A Democratic lobbyist on Clinton's side recently spoke to Kennedy, who explained that his ties to the Clinton family are deep but his friendship with Dodd goes back three decades. Another senator suggested Kennedy put his entire political operation behind Kerry's 2004 effort and is just too burned from a losing campaign to make any similar effort. Boxer, whose daughter was once married to Sen. Clinton's brother, remains on the sideline while her California colleague, Sen. Dianne Feinstein (D), has endorsed the former first lady.

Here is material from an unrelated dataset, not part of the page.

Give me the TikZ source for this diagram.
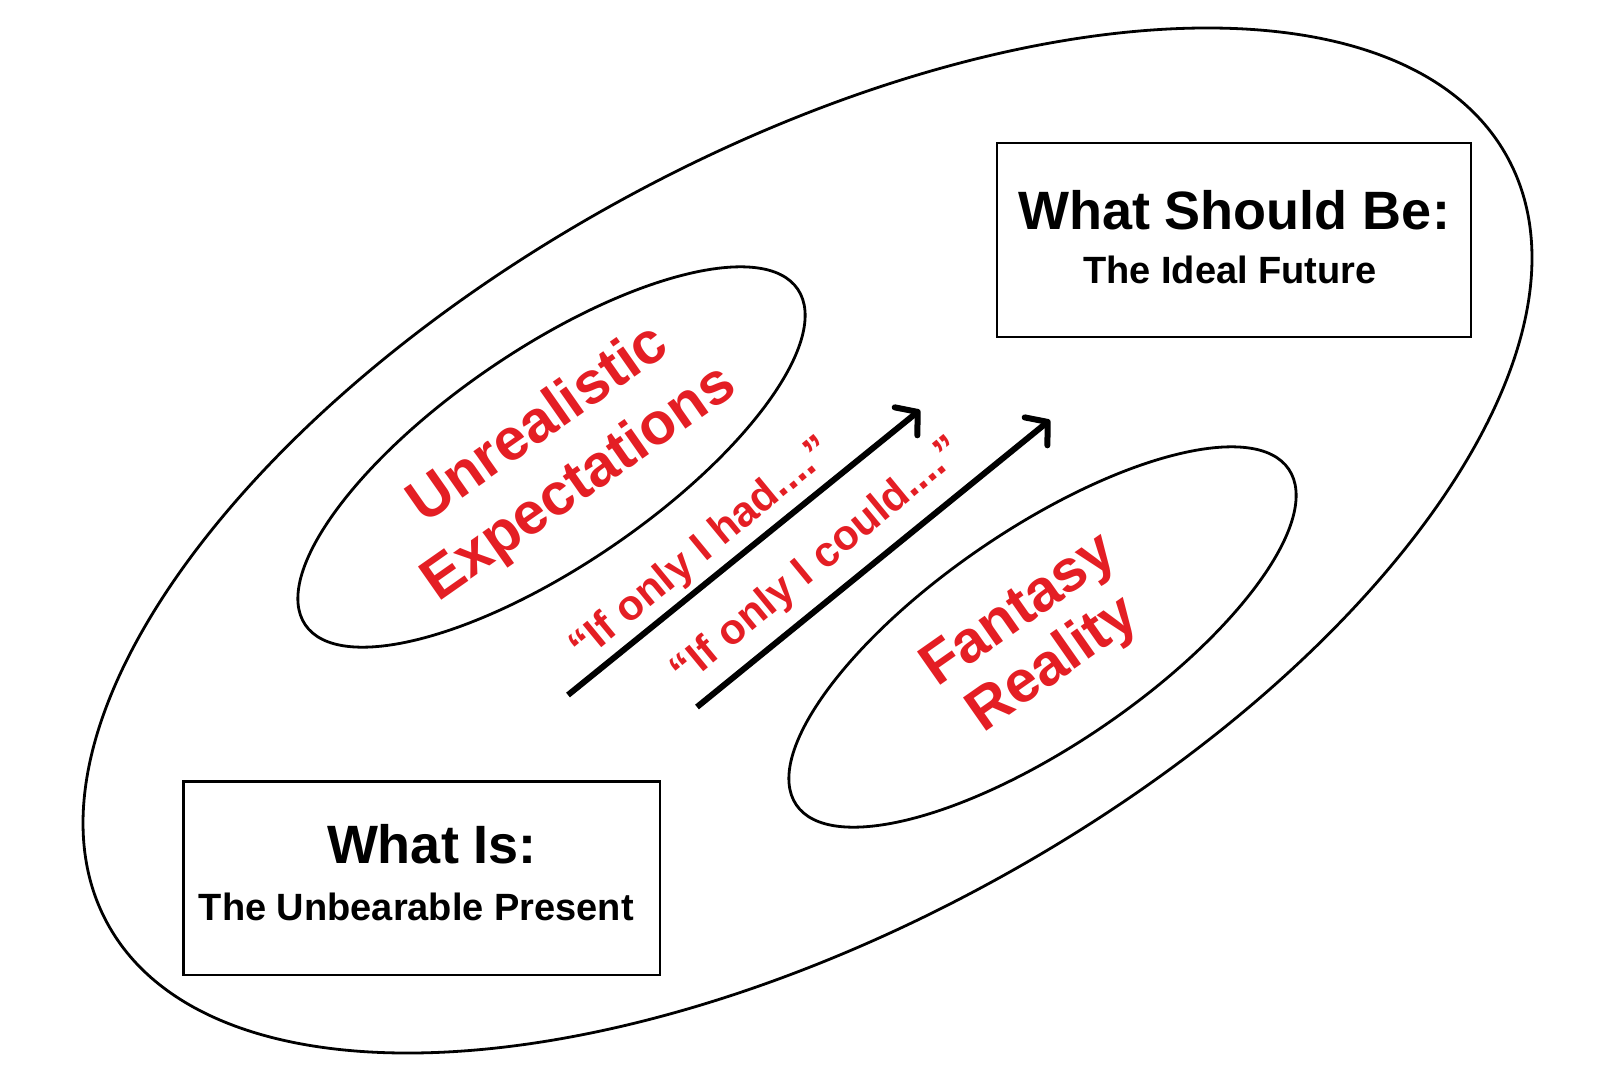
\documentclass[tikz,border=0pt]{standalone}
\usepackage{fontspec}
\setmainfont{Liberation Sans}
\usetikzlibrary{shapes.geometric,arrows.meta}
\definecolor{txtred}{RGB}{228,30,36}
\begin{document}
\begin{tikzpicture}[x=1pt,y=-1pt,
  oval/.style={draw=black, line width=2.8pt, ellipse, inner sep=0pt},
  titlebox/.style={draw=black, line width=2.8pt, rectangle, inner sep=0pt},
  bigtxt/.style={font=\bfseries\fontsize{54}{60}\selectfont, inner sep=0pt, anchor=base},
  smalltxt/.style={font=\bfseries\fontsize{38}{44}\selectfont, inner sep=0pt, anchor=base},
  redbig/.style={text=txtred, font=\bfseries\fontsize{59}{70}\selectfont, inner sep=0pt, anchor=base, rotate=35},
  quote/.style={text=txtred, font=\bfseries\fontsize{42.5}{50}\selectfont, inner sep=0pt, anchor=base, rotate=39.5},
  wish/.style={line width=6pt, -{Straight Barb[length=15pt,width=36pt,round]}}
]
\useasboundingbox[fill=white] (0,0) rectangle (1600,1076);

\node[oval, minimum width=1596pt, minimum height=776pt, rotate=28.7] (outer) at (807.5,540.5) {};
\node[oval, minimum width=596pt, minimum height=216pt, rotate=34.3] (unreal) at (551.5,457) {};
\node[oval, minimum width=596pt, minimum height=216pt, rotate=34.3] (fantasy) at (1042.5,637) {};

\node[titlebox, minimum width=474pt, minimum height=194pt] (should) at (1234,240) {};
\node[bigtxt] (shouldtitle) at (1234,229.6) {What Should Be:};
\node[smalltxt] (shouldsub) at (1230,283.7) {The Ideal Future};

\node[titlebox, minimum width=476.7pt, minimum height=193.3pt] (is) at (421.7,878.3) {};
\node[bigtxt] (istitle) at (432,863) {What Is:};
\node[smalltxt] (issub) at (416.3,920) {The Unbearable Present};

\node[redbig] (t1) at (548,438) {Unrealistic};
\node[redbig] (t2) at (588.5,497) {Expectations};
\node[redbig] (t3) at (1028.4,624) {Fantasy};
\node[redbig] (t4) at (1062.5,677.8) {Reality};

\node[quote] (q1) at (709,559) {“If only I had....”};
\node[quote] (q2) at (825,571) {“If only I could....”};

\coordinate (a1s) at (568,695);
\coordinate (a1e) at (920,410);
\coordinate (a2s) at (697,707);
\coordinate (a2e) at (1050,420);
\draw[wish] (a1s) -- (a1e);
\draw[wish] (a2s) -- (a2e);
\end{tikzpicture}
\end{document}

The two leading recipients of senatorial endorsements are Clinton, with nine, and McCain, with 10. In addition to her home-state colleague Sen. Charles Schumer (N.Y.), Clinton has grabbed the endorsements of three female senators and two senators from neighboring New Jersey. Beyond those natural allies, Clinton also won the backing of Sen. Sheldon Whitehouse (D-R.I.), whose political career was launched by President Clinton in the mid-1990s with an appointment as U.S. attorney. Sens. Evan Bayh (D-Ind.) and Daniel Inouye (D-Hawaii) are the only senators without natural alliances to Clinton or her family that have backed her campaign.

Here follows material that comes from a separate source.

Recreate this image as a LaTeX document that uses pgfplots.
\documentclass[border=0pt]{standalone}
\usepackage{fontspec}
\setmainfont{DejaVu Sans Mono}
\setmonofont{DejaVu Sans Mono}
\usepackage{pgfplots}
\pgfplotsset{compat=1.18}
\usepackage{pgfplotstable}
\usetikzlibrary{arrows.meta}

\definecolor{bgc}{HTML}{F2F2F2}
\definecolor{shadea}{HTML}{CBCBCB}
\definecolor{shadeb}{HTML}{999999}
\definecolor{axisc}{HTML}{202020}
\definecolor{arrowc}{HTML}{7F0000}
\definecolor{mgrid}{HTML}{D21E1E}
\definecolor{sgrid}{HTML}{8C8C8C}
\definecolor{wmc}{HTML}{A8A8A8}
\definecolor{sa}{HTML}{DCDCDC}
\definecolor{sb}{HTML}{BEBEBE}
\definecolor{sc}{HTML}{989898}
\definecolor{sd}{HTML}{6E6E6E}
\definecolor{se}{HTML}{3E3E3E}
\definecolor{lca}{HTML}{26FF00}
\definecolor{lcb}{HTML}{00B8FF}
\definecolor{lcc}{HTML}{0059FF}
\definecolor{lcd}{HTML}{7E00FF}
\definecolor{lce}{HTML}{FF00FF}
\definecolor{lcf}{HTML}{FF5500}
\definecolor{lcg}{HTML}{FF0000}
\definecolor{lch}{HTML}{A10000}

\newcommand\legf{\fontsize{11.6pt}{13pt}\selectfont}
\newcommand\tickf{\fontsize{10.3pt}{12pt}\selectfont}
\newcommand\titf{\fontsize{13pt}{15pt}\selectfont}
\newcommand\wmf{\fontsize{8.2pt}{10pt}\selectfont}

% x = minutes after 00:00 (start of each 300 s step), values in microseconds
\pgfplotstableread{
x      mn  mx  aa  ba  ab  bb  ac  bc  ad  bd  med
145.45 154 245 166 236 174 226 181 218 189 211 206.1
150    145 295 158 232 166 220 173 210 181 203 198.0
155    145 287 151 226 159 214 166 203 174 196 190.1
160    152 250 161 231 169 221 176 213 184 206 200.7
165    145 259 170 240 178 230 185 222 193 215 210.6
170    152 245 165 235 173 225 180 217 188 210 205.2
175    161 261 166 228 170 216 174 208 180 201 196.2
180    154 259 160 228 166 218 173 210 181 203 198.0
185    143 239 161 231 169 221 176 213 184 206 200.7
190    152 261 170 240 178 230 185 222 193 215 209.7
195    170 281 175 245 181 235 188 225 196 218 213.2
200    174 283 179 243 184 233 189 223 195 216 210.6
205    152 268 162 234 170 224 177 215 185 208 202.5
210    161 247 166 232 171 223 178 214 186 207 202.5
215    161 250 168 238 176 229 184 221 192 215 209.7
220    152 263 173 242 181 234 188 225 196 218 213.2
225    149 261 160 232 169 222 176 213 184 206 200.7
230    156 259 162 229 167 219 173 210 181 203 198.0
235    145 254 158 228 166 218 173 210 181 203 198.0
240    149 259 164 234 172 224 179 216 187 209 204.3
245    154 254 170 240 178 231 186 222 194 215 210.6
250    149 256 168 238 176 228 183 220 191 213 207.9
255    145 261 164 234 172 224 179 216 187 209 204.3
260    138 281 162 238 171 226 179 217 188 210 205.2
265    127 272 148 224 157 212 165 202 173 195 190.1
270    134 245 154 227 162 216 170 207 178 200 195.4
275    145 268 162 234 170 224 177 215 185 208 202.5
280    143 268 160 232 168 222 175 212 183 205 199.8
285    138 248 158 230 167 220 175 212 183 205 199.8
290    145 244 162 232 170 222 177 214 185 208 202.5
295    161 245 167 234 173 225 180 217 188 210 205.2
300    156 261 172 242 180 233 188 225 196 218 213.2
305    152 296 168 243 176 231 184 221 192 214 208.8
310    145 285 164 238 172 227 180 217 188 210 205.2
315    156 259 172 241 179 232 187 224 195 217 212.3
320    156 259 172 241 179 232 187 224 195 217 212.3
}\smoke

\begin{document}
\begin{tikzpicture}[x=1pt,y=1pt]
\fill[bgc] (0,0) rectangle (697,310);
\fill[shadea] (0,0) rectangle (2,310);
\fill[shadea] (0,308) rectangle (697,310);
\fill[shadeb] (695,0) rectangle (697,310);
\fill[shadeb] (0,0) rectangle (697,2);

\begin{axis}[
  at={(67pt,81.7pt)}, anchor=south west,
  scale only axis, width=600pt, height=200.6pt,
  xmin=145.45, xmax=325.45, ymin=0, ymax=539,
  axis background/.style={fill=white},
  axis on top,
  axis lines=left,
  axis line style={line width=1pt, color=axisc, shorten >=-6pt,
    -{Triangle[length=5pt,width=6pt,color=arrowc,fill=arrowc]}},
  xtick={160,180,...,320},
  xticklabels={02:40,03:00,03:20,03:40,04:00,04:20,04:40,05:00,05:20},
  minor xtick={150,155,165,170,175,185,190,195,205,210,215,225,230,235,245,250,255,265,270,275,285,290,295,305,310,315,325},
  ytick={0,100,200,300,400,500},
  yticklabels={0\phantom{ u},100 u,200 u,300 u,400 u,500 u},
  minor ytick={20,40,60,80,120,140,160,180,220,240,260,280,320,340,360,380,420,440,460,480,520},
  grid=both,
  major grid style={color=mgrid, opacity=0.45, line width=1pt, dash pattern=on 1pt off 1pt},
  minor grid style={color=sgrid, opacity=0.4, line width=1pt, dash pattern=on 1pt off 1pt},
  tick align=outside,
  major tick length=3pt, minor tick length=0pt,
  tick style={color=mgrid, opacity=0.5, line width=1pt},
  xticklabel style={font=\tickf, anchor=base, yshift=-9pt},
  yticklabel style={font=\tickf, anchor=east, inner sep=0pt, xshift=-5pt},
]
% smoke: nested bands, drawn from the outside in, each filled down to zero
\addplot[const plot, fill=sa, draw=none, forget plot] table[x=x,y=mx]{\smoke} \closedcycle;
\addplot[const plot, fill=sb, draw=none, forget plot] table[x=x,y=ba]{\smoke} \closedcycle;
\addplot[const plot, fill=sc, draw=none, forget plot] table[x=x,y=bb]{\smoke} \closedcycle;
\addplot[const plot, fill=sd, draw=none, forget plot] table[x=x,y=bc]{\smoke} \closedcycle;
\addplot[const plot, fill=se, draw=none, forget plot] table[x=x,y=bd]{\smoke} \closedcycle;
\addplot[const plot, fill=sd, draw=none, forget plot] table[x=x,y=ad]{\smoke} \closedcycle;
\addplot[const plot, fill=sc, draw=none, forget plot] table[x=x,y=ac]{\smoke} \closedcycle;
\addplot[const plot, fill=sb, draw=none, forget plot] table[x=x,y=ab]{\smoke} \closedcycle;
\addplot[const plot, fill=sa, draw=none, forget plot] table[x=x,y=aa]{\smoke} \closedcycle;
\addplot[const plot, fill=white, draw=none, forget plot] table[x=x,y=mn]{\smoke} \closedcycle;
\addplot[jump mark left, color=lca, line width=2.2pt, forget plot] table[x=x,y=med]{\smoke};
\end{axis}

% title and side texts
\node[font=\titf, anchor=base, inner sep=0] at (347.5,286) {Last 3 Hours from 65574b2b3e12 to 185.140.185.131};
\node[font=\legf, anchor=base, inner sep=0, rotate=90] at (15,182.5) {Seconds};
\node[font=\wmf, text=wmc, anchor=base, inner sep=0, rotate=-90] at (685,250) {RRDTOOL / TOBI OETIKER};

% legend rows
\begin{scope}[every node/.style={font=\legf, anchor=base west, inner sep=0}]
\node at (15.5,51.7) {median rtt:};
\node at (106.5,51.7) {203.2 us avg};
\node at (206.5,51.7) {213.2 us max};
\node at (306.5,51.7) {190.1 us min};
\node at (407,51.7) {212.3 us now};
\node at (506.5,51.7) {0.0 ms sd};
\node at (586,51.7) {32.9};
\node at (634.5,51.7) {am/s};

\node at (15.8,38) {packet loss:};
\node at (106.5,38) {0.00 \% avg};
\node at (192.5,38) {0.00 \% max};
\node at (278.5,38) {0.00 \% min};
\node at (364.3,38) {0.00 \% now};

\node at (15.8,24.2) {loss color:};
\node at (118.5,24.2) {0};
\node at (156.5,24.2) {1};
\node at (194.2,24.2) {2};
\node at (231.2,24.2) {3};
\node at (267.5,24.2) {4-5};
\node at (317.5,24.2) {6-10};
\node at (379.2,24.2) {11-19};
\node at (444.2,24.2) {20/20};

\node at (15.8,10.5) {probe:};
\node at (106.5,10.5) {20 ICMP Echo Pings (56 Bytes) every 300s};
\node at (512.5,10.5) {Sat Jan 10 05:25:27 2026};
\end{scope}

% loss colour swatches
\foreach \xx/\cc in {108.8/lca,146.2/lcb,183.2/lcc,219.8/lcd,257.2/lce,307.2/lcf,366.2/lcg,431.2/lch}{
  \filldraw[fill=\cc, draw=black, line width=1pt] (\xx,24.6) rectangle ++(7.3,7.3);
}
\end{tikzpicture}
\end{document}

McCain, meanwhile, has the widest allegiance of support spanning all regions and ideologies in the Senate. From moderates such as Maine's senators, Susan Collins and Olympia Snowe, to a conservative darling, Sen. John Thune (R-S.D.), McCain has widespread backing.
Meanwhile, Biden, Gov. Bill Richardson (D-N.M.) and Obama have won the support of only their home-state senator. Dodd -- who's been in the chamber since 1981 -- does not have even a single endorsement from his colleagues.
And judging from their responses this week, one shouldn't expect these senators to dive into the endorsement field while the contests remain this hot.
"They're all close colleagues. They're all imminently qualified," said Sen. Tom Harkin (D-Iowa), the elder statesman of Hawkeye State politics. Where will Harkin's endorsement be in the next few weeks, with the caucuses just 21 days away?
"Right where it is right now," Harkin said. "As neutral as I can be."